Prometheus Name	Type	Labels	Description
`sase_bead_operations_total`	counter	operation	Bead CRUD operations
`sase_bead_status_transitions_total`	counter	from_status, to_status	Bead status transitions
`sase_bead_active`	gauge	project, status	Active beads

VCS / Workspace¶

Prometheus Name	Type	Labels	Description
`sase_vcs_commits_total`	counter	provider, type	VCS commits
`sase_vcs_operations_total`	counter	provider, operation, status	VCS operations
`sase_workspace_acquisitions_total`	counter	project	Workspace acquisitions
`sase_workspace_releases_total`	counter	project	Workspace releases
`sase_workspace_active`	gauge	project	Active workspaces

Notifications¶

Prometheus Name	Type	Labels	Description
`sase_notifications_sent_total`	counter	type, status	Notifications sent

Monitoring Stack¶

The sase telemetry export-config command exports a ready-to-use Docker Compose stack:

Services¶

Service	Port	Description
Push Gateway	9091	Receives metrics from short-lived agent processes
Prometheus	9090	Scrapes Push Gateway and axe exposition server; stores metrics
Grafana	3000	Pre-configured dashboard with panels for all subsystems

Prometheus Scrape Configuration¶

Prometheus is configured with two scrape jobs:

sase_axe: Scrapes the axe daemon's HTTP exposition server (port 9464)
pushgateway: Scrapes the Push Gateway (port 9091)

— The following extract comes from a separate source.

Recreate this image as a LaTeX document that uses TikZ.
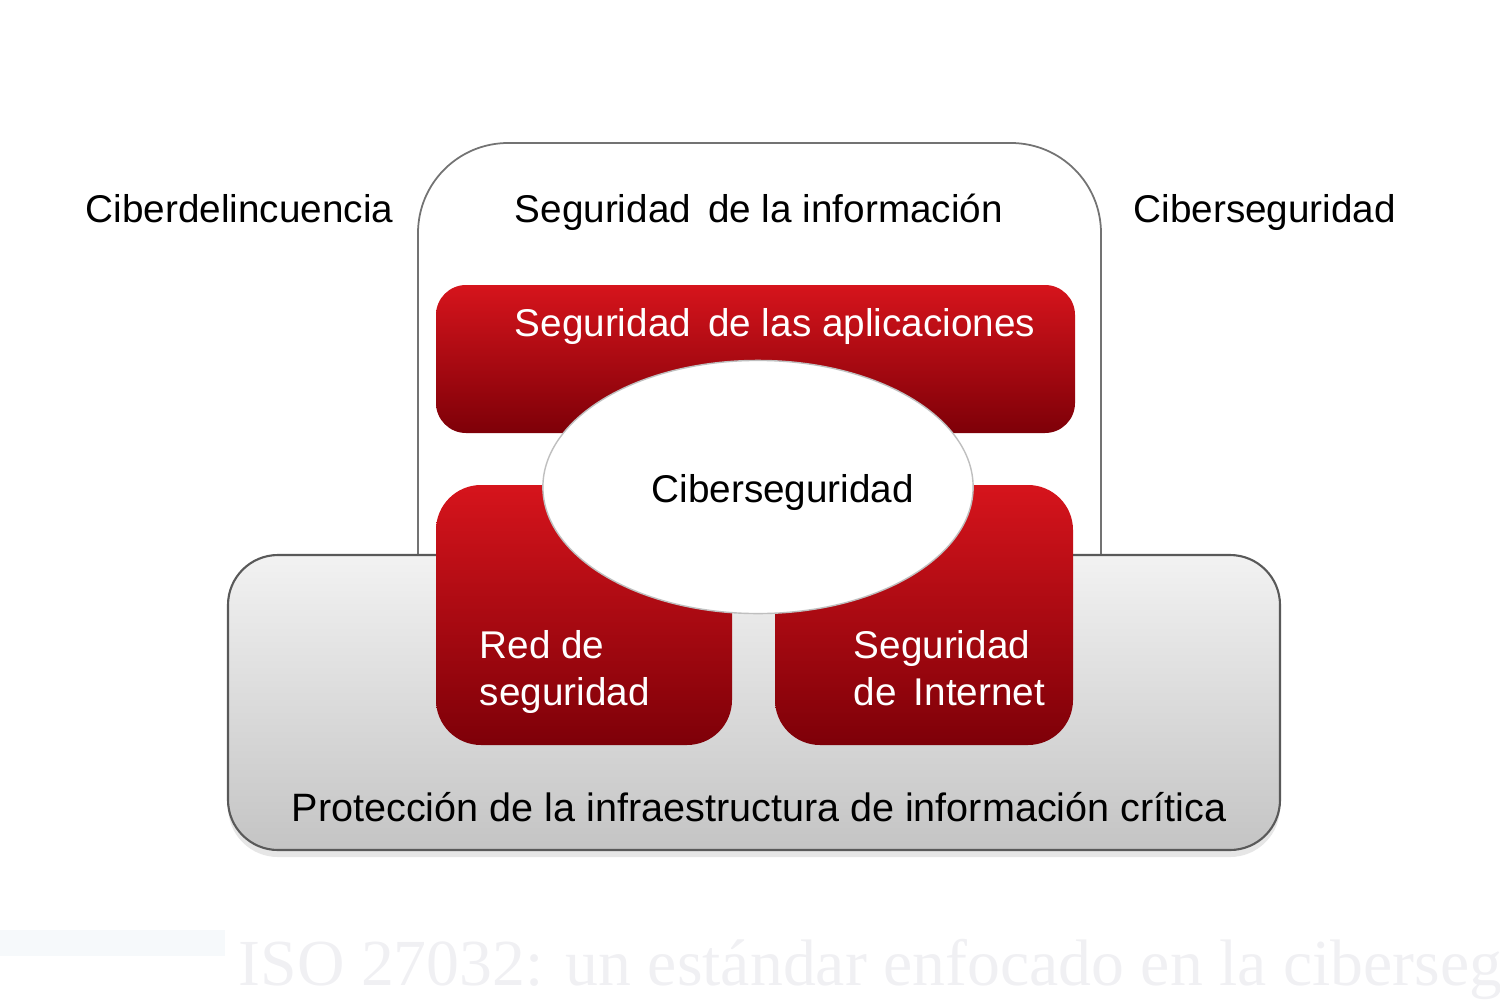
\documentclass[tikz,border=0pt]{standalone}
\usepackage{fontspec}
\setmainfont{Liberation Sans}
\newfontfamily\serifwm{Liberation Serif}
\usetikzlibrary{shadows,shapes.geometric}
\definecolor{redtop}{HTML}{D6141C}
\definecolor{redbot}{HTML}{7E0008}
\definecolor{graytop}{HTML}{F2F2F2}
\definecolor{graybot}{HTML}{C4C4C4}
\definecolor{faintblue}{HTML}{F6F9FB}
\definecolor{fainttext}{HTML}{F0F0F3}
\tikzset{
  lbl/.style={font=\fontsize{11}{13.3}\selectfont, inner sep=0pt, text=black},
  wlbl/.style={lbl, text=white, align=left},
  redbox/.style={top color=redtop, bottom color=redbot, draw=none},
}
\begin{document}
\begin{tikzpicture}[x=0.01cm,y=-0.01cm]
\useasboundingbox (0,0) rectangle (1500,1000);
\clip (0,0) rectangle (1500,1000);
% outer information security frame
\draw[draw=black!55, line width=0.5pt, fill=white, rounded corners=0.9cm] (418,143) rectangle (1101,720);
% gray infrastructure box
\path[drop shadow={opacity=0.2, shadow xshift=0pt, shadow yshift=-2pt}] (228,555) [rounded corners=0.5cm] rectangle (1280,850);
\shade[top color=graytop, bottom color=graybot, draw=black!65, line width=0.6pt, rounded corners=0.5cm] (228,555) rectangle (1280,850);
% red boxes
\shade[redbox, rounded corners=0.3cm] (436,285) rectangle (1075,433);
\shade[redbox, rounded corners=0.45cm] (436,485) rectangle (732,745);
\shade[redbox, rounded corners=0.45cm] (775,485) rectangle (1073,745);
% ellipse
\node[ellipse, draw=black!25, line width=0.4pt, fill=white, minimum width=4.3cm, minimum height=2.53cm, inner sep=0pt] (cyber) at (758,487) {};
% labels
\node[lbl, anchor=base west] (cdel) at (85,222) {Ciberdelincuencia};
\node[lbl, anchor=base west] (sinfo) at (514,222) {Seguridad\, de la información};
\node[lbl, anchor=base west] (cseg) at (1133,222) {Ciberseguridad};
\node[wlbl, anchor=base west] (sapp) at (514,336) {Seguridad\, de las aplicaciones};
\node[lbl, anchor=base west] (ccen) at (651,502) {Ciberseguridad};
\node[wlbl, anchor=base west] (red1) at (479,658) {Red de};
\node[wlbl, anchor=base west] (red2) at (479,705) {seguridad};
\node[wlbl, anchor=base west] (int1) at (853,658) {Seguridad};
\node[wlbl, anchor=base west] (int2) at (853,705) {de\, Internet};
\node[lbl, anchor=base west, font=\fontsize{11.25}{13.5}\selectfont] (prot) at (291,821) {Protección de la infraestructura de información crítica};
% faint title remnant
\fill[faintblue] (0,930) rectangle (225,956);
\node[inner sep=0pt, anchor=base west, text=fainttext, font=\serifwm\fontsize{18.7}{22}\selectfont] (title) at (238,985) {ISO 27032: un estándar enfocado en la ciberseguridad};
\end{tikzpicture}
\end{document}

Global scrape interval: 15 seconds.

Alerting Rules¶

20+ alert rules covering:

Agent error rate thresholds (10%, 25%)
Agent p95 latency thresholds (300s, 600s)
LLM error rate and retry rate
Axe cycle errors
Hook retry rates
Workspace release failures

Alert labels use severity: warning and severity: critical.

Grafana Dashboard¶

A pre-built Grafana dashboard is automatically provisioned with panels for all telemetry subsystems, accessible at http://localhost:3000 after starting the stack.

Integration Points¶

Telemetry is instrumented across the codebase:

Subsystem	Location	What is tracked
Agent	`src/sase/agent/launcher.py`	Runs, duration, spawns, kills
LLM Provider	`src/sase/llm_provider/_invoke.py`	Invocations, tokens, errors, retries
Axe	`src/sase/axe/orchestrator.py`	Cycles, errors, lumberjack activity
Hooks/Mentors	Hook execution modules	Execution counts, durations, retries
Beads	`src/sase/bead/project.py`	CRUD operations, status transitions
VCS	VCS operation modules	Commits, operations
Notifications	`src/sase/notifications/senders.py`	Notifications sent

The axe orchestrator calls init_telemetry(start_http_server=True) on startup to begin exposing metrics. Agent processes use push_metrics() to send data to the Push Gateway on exit via an atexit handler.